In a group of 6 boys and 4 girls, four children are to be selected. In how…

2025

In a group of 6 boys and 4 girls, four children are to be selected. In how many different ways can they be selected such that at least one boy should be there?

  1. A.

    210

  2. B.

    209

  3. C.

    202

  4. D.

    250

Show answer & explanation

Correct answer: B

Concept: When a selection must satisfy an “at least one” condition, use complementary counting — find the total number of unrestricted selections and subtract the selections that violate the condition. This works because every unrestricted selection falls into exactly one of the two groups: those meeting the condition, and those that don't.

Application — this question:

  1. Total children available: 6 boys + 4 girls = 10. Choosing any 4 of them without restriction gives 10C4 ways.

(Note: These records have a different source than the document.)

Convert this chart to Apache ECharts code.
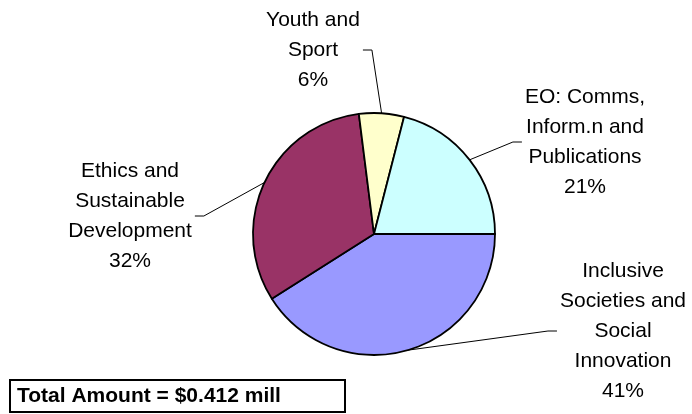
<!DOCTYPE html>
<html>
<head>
<meta charset="utf-8">
<script src="https://cdn.jsdelivr.net/npm/echarts@6/dist/echarts.min.js"></script>
<style>
  html, body { margin: 0; padding: 0; background: #ffffff; }
  #chart { width: 692px; height: 414px; }
</style>
</head>
<body>
<div id="chart"></div>
<script>
// ---- Data ----
const categories = [
  'Inclusive\nSocieties and\nSocial\nInnovation',
  'Ethics and\nSustainable\nDevelopment',
  'Youth and\nSport',
  'EO: Comms,\nInform.n and\nPublications'
];
const shares = [41, 32, 6, 21];
const totalLabel = 'Total Amount = $0.412 mill';

// ---- Styles / layout ----
const sliceColors = ['#9999FF', '#993366', '#FFFFCC', '#CCFFFF'];
const labelCenters = [[623, 331], [130, 216], [313, 50], [585, 142]];
const pieCenter = [374, 234];
const FONT = '"Liberation Sans", Arial, sans-serif';

const chart = echarts.init(document.getElementById('chart'), null, { renderer: 'canvas' });

chart.setOption({
  animation: false,
  backgroundColor: '#ffffff',
  series: [{
    type: 'pie',
    center: pieCenter,
    radius: 121,
    startAngle: 0,
    clockwise: true,
    avoidLabelOverlap: false,
    percentPrecision: 0,
    emphasis: { disabled: true },
    itemStyle: { borderColor: '#000000', borderWidth: 1.8 },
    label: {
      show: true,
      position: 'outside',
      formatter: p => p.name + '\n' + p.percent + '%',
      fontFamily: FONT,
      fontSize: 21,
      lineHeight: 30,
      color: '#000000',
      align: 'center'
    },
    labelLine: {
      show: true,
      length: 10,
      length2: 10,
      lineStyle: { color: '#000000', width: 1 }
    },
    labelLayout: function (params) {
      const c = labelCenters[params.dataIndex];
      const w = params.labelRect.width;
      const onLeft = c[0] < pieCenter[0];
      const endX = onLeft ? c[0] + w / 2 + 3 : c[0] - w / 2 - 3;
      const bendX = onLeft ? endX + 9 : endX - 9;
      const p0 = params.labelLinePoints ? params.labelLinePoints[0] : [bendX, c[1]];
      return {
        x: c[0],
        y: c[1],
        align: 'center',
        verticalAlign: 'middle',
        labelLinePoints: [p0, [bendX, c[1]], [endX, c[1]]]
      };
    },
    data: categories.map((name, i) => ({
      name: name,
      value: shares[i],
      itemStyle: { color: sliceColors[i] }
    }))
  }],
  graphic: [
    {
      type: 'rect',
      shape: { x: 10, y: 380, width: 335, height: 32 },
      style: { fill: '#ffffff', stroke: '#000000', lineWidth: 2 }
    },
    {
      type: 'text',
      x: 17,
      y: 396,
      style: {
        text: totalLabel,
        font: 'bold 21px ' + FONT,
        fill: '#000000',
        textVerticalAlign: 'middle',
        verticalAlign: 'middle'
      }
    }
  ]
});
</script>
</body>
</html>
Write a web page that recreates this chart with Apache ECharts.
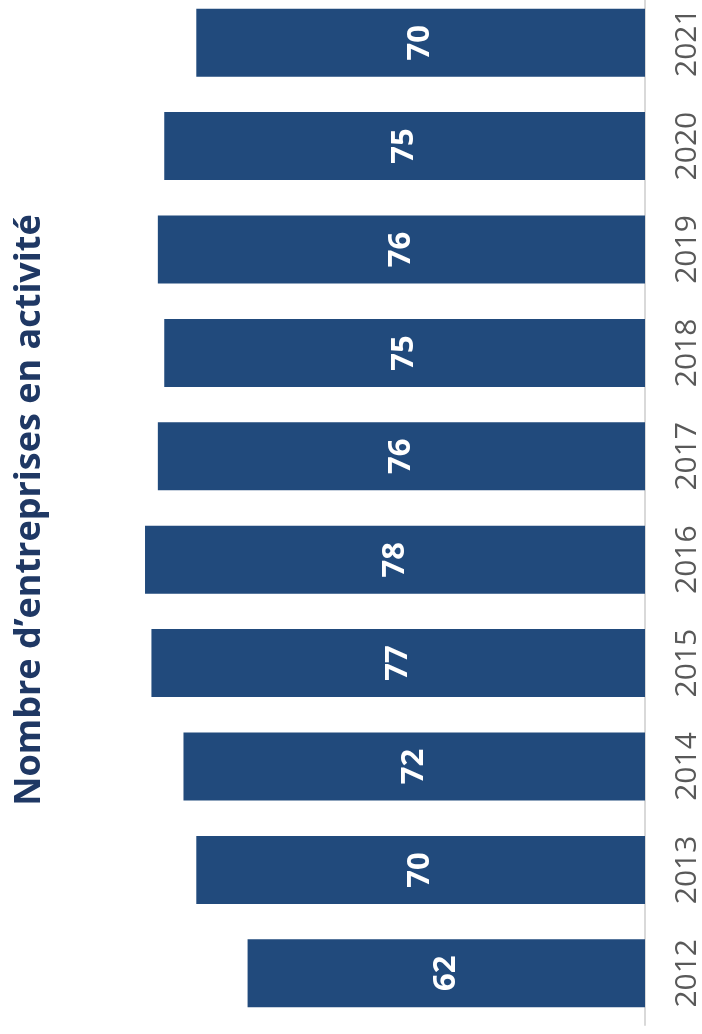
<!DOCTYPE html>
<html><head><meta charset="utf-8">
<script src="https://cdn.jsdelivr.net/npm/echarts@6/dist/echarts.min.js"></script>
<style>html,body{margin:0;padding:0;background:#fff;overflow:hidden}#c{position:absolute;left:0;top:-9px;width:702px;height:1043px}</style>
</head><body><div id="c"></div>
<script>
const years = ['2012','2013','2014','2015','2016','2017','2018','2019','2020','2021'];
const values = [62,70,72,77,78,76,75,76,75,70];
const titleText = 'Nombre d\u2019entreprises en activité';

const chart = echarts.init(document.getElementById('c'));
chart.setOption({
  animation:false,
  grid:{left:4,right:57,top:0,bottom:9},
  xAxis:{type:'value',inverse:true,min:0,max:100,show:false},
  yAxis:{type:'category',data:years,position:'right',
    axisLine:{show:true,lineStyle:{color:'#d9d9d9',width:2}},
    axisTick:{show:false},
    axisLabel:{rotate:90,color:'#595959',fontSize:30,fontFamily:'Open Sans',margin:27}},
  series:[{type:'bar',data:values,barWidth:68,itemStyle:{color:'#214a7c'},
    label:{show:true,position:'inside',rotate:90,color:'#fff',fontWeight:'bold',fontSize:31,fontFamily:'Open Sans'}}],
  graphic:[{type:'text',x:30,y:519,rotation:Math.PI/2,
    style:{text:titleText,fill:'#1f3864',font:'bold 36px "Open Sans"',textAlign:'center',textVerticalAlign:'middle'}}]
});
</script></body></html>
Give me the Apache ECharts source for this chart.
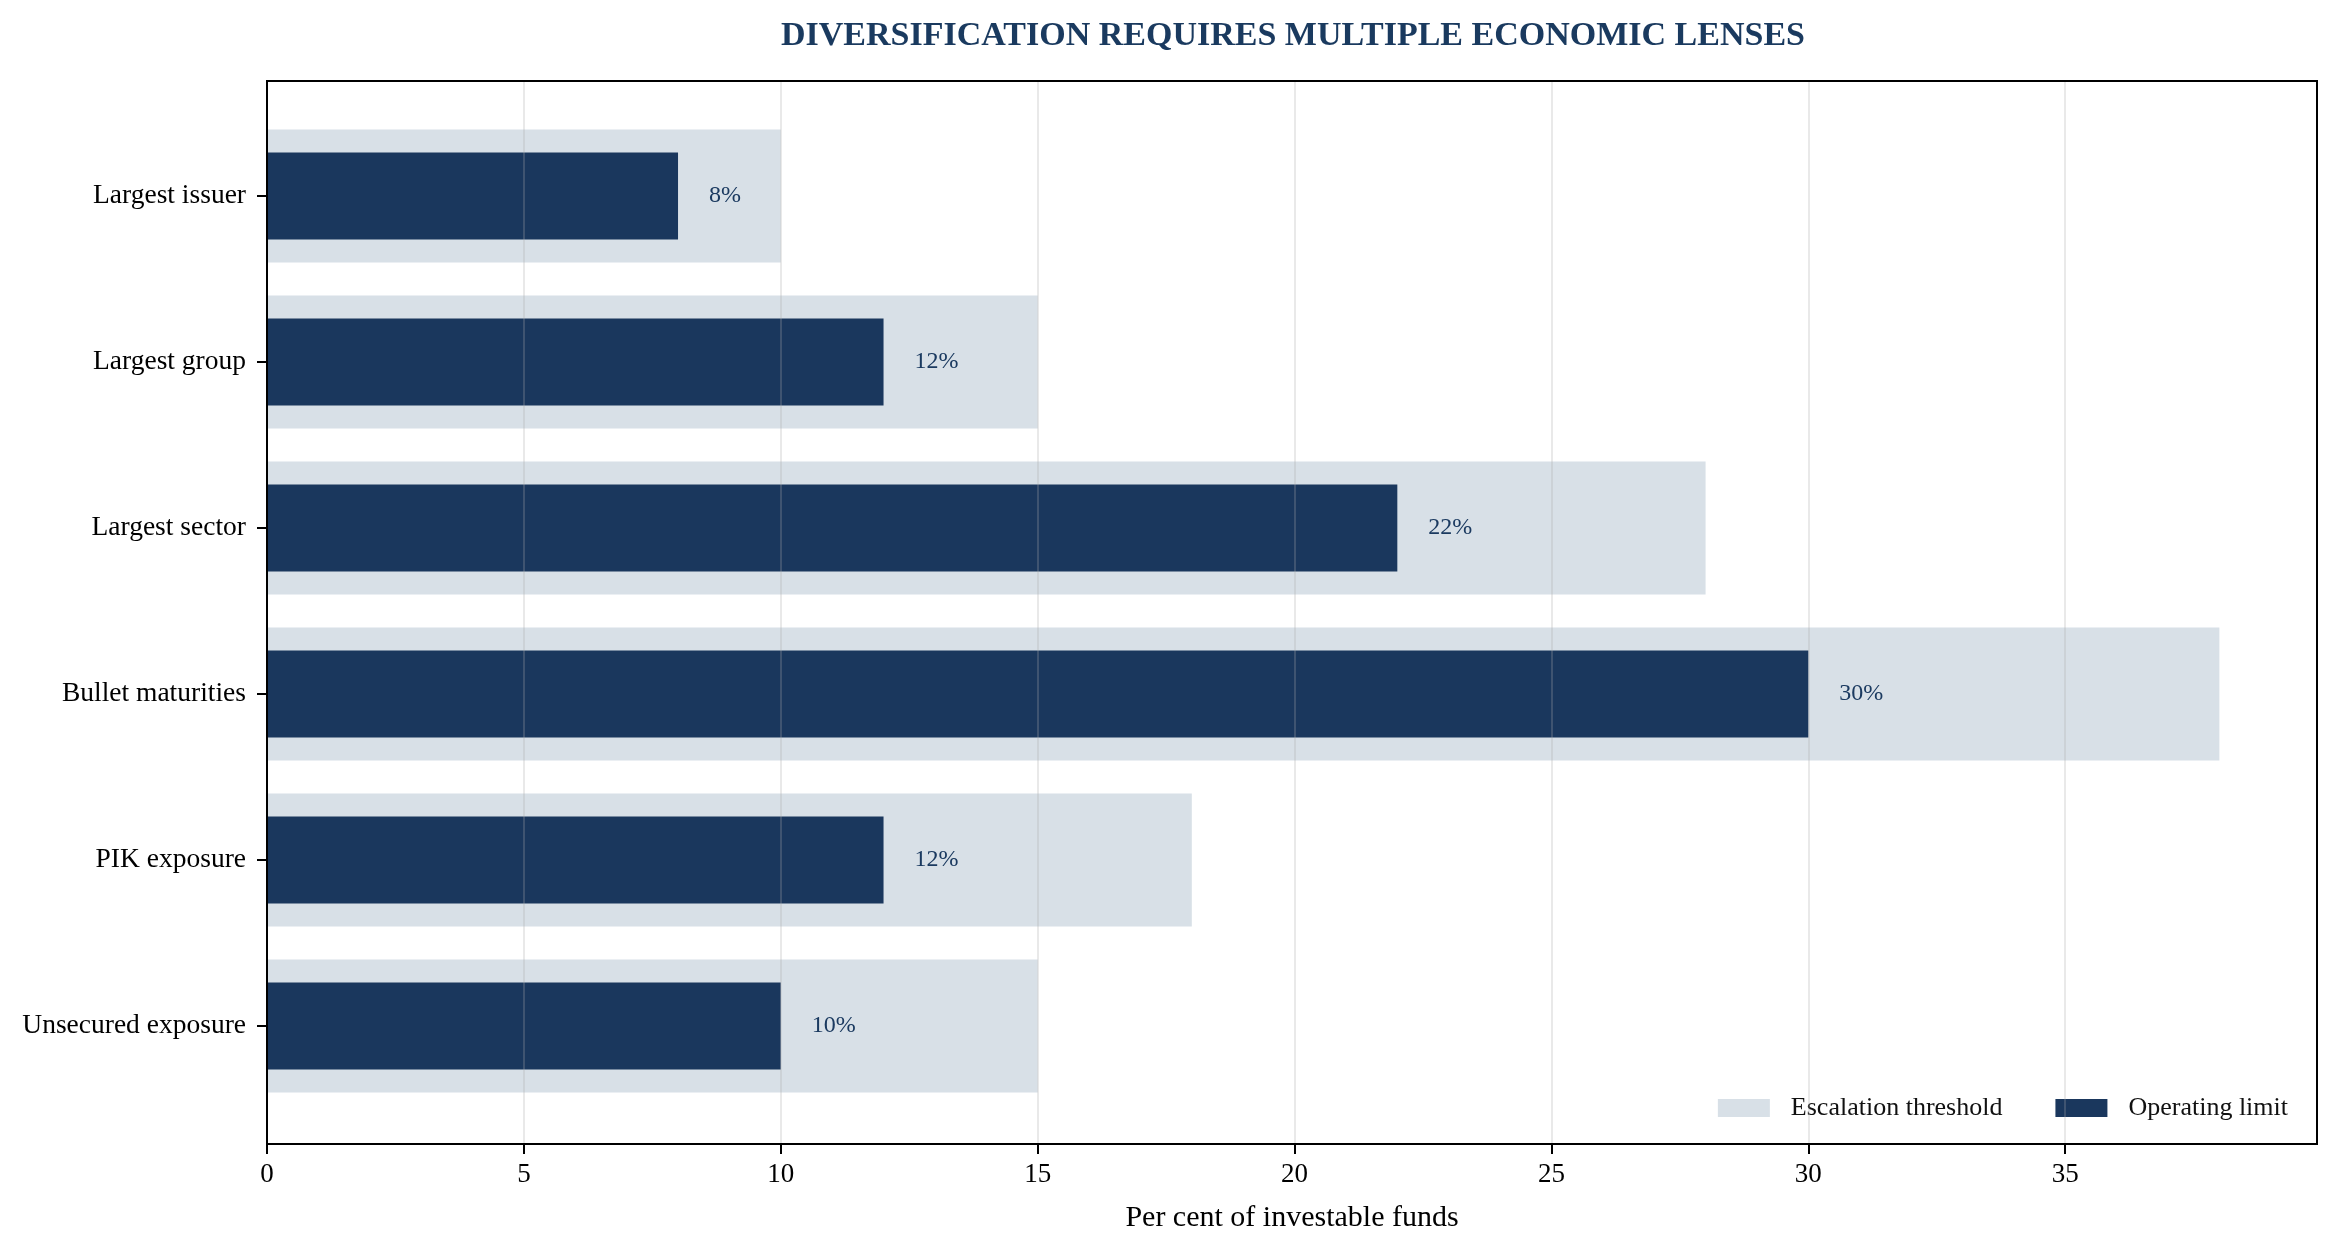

  2. 10C4 = 10! / (4! × 6!) = 210.

  3. The “at least one boy” condition is violated only when all 4 selected children are girls — that means choosing all 4 available girls: 4C4 = 1 way.

  4. Ways with at least one boy = Total − All-girls case = 210 − 1 = 209.

Cross-check — case-by-case (boys count vs. girls count) confirms the same total:

Boys selected

Girls selected

Ways

1

3

6C1 × 4C3 = 6 × 4 = 24

2

2

6C2 × 4C2 = 15 × 6 = 90

3

1

6C3 × 4C1 = 20 × 4 = 80

4

0

6C4 × 4C0 = 15 × 1 = 15

Sum of all cases = 24 + 90 + 80 + 15 = 209, matching the complementary-counting result above.